(Rows from a dataset of charts and code)

============

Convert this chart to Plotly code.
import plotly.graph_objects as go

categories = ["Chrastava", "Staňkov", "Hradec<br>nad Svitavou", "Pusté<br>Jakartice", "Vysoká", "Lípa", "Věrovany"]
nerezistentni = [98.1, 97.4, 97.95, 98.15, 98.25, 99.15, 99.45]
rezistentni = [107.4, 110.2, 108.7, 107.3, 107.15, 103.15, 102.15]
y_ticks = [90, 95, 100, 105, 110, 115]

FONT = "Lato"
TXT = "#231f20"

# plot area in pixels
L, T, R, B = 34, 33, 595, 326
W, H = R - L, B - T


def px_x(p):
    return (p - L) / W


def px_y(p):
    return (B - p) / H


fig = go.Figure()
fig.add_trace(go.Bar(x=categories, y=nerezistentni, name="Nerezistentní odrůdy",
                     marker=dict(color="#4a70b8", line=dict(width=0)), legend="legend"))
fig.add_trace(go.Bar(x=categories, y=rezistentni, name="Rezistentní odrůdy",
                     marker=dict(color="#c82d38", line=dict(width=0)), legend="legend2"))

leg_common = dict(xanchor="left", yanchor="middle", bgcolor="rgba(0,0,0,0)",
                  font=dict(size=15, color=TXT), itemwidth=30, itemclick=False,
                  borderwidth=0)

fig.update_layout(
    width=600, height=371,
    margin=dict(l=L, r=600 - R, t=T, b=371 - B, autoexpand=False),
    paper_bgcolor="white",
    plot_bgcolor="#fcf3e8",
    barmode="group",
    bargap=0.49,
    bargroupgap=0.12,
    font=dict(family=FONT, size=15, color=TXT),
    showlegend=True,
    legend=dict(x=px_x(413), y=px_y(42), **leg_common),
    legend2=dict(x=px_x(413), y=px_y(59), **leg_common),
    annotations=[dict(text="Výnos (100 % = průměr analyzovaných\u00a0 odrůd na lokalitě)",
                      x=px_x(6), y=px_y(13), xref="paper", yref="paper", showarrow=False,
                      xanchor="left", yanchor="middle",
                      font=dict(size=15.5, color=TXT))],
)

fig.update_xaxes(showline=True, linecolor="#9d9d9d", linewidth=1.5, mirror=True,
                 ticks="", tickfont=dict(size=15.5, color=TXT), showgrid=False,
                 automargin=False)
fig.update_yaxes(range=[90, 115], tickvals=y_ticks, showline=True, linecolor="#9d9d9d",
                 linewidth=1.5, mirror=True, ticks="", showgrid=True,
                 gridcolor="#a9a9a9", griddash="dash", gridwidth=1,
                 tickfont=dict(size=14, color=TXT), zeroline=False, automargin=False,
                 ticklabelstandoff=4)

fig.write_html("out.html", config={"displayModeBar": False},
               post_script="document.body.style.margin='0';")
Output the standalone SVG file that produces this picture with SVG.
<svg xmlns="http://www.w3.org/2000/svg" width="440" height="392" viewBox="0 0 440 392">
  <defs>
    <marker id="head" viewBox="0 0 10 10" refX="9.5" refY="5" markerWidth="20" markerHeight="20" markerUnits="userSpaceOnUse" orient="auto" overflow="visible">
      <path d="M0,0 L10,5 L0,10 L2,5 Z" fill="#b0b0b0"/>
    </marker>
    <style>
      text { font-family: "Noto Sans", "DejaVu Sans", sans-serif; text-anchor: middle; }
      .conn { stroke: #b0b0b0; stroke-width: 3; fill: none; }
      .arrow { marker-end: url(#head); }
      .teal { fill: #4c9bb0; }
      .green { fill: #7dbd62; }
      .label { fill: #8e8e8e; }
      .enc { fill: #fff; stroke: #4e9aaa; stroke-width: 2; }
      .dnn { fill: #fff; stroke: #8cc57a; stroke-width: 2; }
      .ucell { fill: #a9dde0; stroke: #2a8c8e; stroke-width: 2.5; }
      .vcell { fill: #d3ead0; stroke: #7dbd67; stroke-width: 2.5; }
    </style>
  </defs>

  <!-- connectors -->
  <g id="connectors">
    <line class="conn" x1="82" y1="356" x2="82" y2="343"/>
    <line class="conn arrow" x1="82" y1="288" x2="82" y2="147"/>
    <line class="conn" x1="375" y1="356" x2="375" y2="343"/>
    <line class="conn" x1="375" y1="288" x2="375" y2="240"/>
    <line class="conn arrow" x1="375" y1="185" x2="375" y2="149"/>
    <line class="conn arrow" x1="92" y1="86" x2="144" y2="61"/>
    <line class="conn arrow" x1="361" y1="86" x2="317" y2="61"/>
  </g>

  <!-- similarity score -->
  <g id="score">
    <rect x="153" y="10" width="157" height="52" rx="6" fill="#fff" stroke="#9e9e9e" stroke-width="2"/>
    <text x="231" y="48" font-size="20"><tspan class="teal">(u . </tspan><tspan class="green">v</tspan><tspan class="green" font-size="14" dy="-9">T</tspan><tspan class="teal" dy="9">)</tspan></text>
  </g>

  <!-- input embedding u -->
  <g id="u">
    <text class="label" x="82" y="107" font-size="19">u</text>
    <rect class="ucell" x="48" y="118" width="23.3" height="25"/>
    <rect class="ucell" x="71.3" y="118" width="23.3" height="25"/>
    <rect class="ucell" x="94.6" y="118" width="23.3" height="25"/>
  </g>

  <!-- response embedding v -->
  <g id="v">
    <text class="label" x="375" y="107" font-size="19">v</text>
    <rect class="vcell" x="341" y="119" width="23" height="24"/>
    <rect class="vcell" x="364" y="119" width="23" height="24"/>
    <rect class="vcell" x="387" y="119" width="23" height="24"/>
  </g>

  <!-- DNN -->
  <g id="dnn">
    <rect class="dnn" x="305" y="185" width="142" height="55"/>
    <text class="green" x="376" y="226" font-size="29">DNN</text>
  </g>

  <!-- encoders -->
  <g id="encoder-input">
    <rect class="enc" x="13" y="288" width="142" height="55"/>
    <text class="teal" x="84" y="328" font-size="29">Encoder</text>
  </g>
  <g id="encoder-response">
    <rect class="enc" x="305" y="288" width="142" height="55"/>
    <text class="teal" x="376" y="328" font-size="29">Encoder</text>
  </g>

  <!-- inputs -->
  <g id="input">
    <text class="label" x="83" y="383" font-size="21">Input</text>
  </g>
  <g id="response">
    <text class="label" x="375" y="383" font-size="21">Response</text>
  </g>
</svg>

============

● **Short task**
Using the material above, quote the first line and each line after it, stopping at and including the line that holds "borderwidth=0)".

● **Task solution**
Convert this chart to Plotly code.
import plotly.graph_objects as go

categories = ["Chrastava", "Staňkov", "Hradec<br>nad Svitavou", "Pusté<br>Jakartice", "Vysoká", "Lípa", "Věrovany"]
nerezistentni = [98.1, 97.4, 97.95, 98.15, 98.25, 99.15, 99.45]
rezistentni = [107.4, 110.2, 108.7, 107.3, 107.15, 103.15, 102.15]
y_ticks = [90, 95, 100, 105, 110, 115]

FONT = "Lato"
TXT = "#231f20"

# plot area in pixels
L, T, R, B = 34, 33, 595, 326
W, H = R - L, B - T


def px_x(p):
    return (p - L) / W


def px_y(p):
    return (B - p) / H


fig = go.Figure()
fig.add_trace(go.Bar(x=categories, y=nerezistentni, name="Nerezistentní odrůdy",
                     marker=dict(color="#4a70b8", line=dict(width=0)), legend="legend"))
fig.add_trace(go.Bar(x=categories, y=rezistentni, name="Rezistentní odrůdy",
                     marker=dict(color="#c82d38", line=dict(width=0)), legend="legend2"))

leg_common = dict(xanchor="left", yanchor="middle", bgcolor="rgba(0,0,0,0)",
                  font=dict(size=15, color=TXT), itemwidth=30, itemclick=False,
                  borderwidth=0)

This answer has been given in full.